VIU Engineering Diploma and Certificate Program

Integrated Engineering Diploma

Campus: Nanaimo campus
Number of program credits: 103
Expected time to completion: 32 months
Delivery methods: Full-time, face-to-face, co-op. A field school class will be optional within the diploma.

Do you like solving complex problems and finding innovative solutions for real-world challenges? VIU’s Integrated Engineering Diploma may be for you. The two-and-a-half-year engineering diploma prepares you for a rewarding career as an engineering technologist. BC’s tech sector is one of the fastest growing areas of the provincial economy and skilled engineering technologists are in demand.

Through hands-on learning opportunities, you’ll gain practical knowledge in computer aided design software; civil, mechanical, electrical and structural principles of design; and project management. You’ll also gain real-world experience through the diploma’s co-operative education program and optional field school.

The Integrated Engineering Diploma Program

The Integrated Engineering Diploma emphasizes the design process in civil, mechanical, and structural technologies. Students develop and apply a strong foundation in physics, mathematics, computer programming, computer aided drawing, as well as project management principles to engineering designs and prototype manufacture. Graduates of this program find employment with a wide range of employers including engineering consulting firms, fabrication facilities, heavy industry, and municipal engineering departments.

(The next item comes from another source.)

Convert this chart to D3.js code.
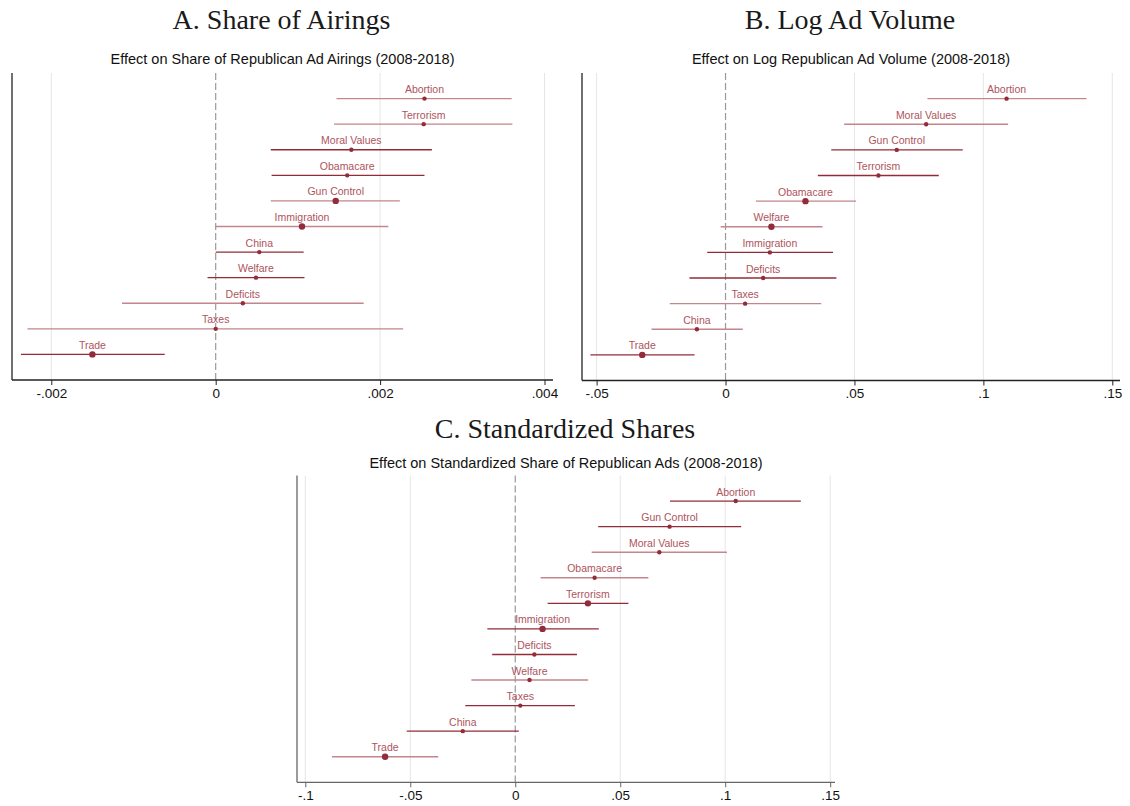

The Integrated Engineering Diploma consists of five academic terms, one mandatory co-op term, and a final capstone project. Students completing this program will be trained in:

  • Computer Aided Drafting (CAD) – 2D/3D drafting and modelling, digital mapping, civil, mechanical and structural drafting.
  • Building Information Modelling (BIM)
  • Civil, mechanical, and structural design
  • Human-centred design methodology
  • Computer programming
  • Applied Mechanics
  • Applied Hydraulics
  • Codes and Regulations
  • Workplace safety
  • Rapid prototyping tools and machining
  • Project Management
  • Entrepreneurial skills

Practical experience includes use of current industry standard CAD software, and civil, mechanical, electrical, and structural principles to design and produce engineering projects in 2D and 3D environments. Students will be required to produce a prototype from concept, use project management principles, and carry out an applied capstone research project.

Learning outcomes

By the end of the program, students will be able to:

  • Demonstrate competency in appropriate mathematics, natural sciences, engineering fundamentals, and specialized engineering knowledge
  • Use knowledge and skills to identify, formulate, analyze, and solve complex engineering problems in order to reach substantiated conclusions
  • Conduct investigation of complex problems by methods that include appropriate experiments, analysis and interpretation of data, and synthesis of information, in order to reach valid conclusions
  • Design solutions for complex, open-ended engineering problems and to design systems, components or processes that meet specified needs with appropriate attention to health and safety risks, applicable standards, and economic, environmental, cultural and societal considerations.
  • Create, select, apply, adapt, and extend appropriate techniques, resources, and modern engineering tools to a range of engineering activities, from simple to complex, with an understanding of the associated limitations
  • Demonstrate effective work both as a team and as an individual
  • Communicate complex engineering concepts within the profession and with society at large. Such ability includes reading, writing, speaking and listening, and the ability to comprehend and elect effective reports and design documentation, and to give and effectively respond to clear instructions.
  • Describe the roles and responsibilities of the professional engineer in society, especially the primary role of protection of the public and the public interest.
  • Analyze social and environmental aspects of engineering activities. Such ability includes an understanding of the interactions that engineering has with the economic, social, health, safety, legal and cultural aspects of society, the uncertainties in the prediction of such interactions; and the concepts of sustainable design and development and environmental stewardship
  • Demonstrate professional ethics, accountability, and equity
  • Appropriately incorporate economics and business practices including project risk and change management into the practice of engineering and to understand their limitations
  • Identify and address their own educational needs in a changing world in ways sufficient to maintain their competency and to allow them to contribute to the advancement of knowledge.

Employment prospects

The tech sector in British Columbia consists of over 10 000 businesses, and is one of the fastest growing sectors of the provincial economy, generating $29 billion in revenue and employing over 100 000 people. However, the BC Labour Report (2016) and the Asia Pacific Gateway Skills Table (2015) suggest that there will be an insufficient supply of engineers and technologists to fulfill engineering/technology related vocations between 2016-2021. Indeed, to address this anticipated shortfall, the Government of British Columbia has recently announced funding to support 2 900 additional seats at institutions throughout the province towards jobs in the tech sector by 2021, including 40 seats at Vancouver Island University for the Integrated Engineering Diploma.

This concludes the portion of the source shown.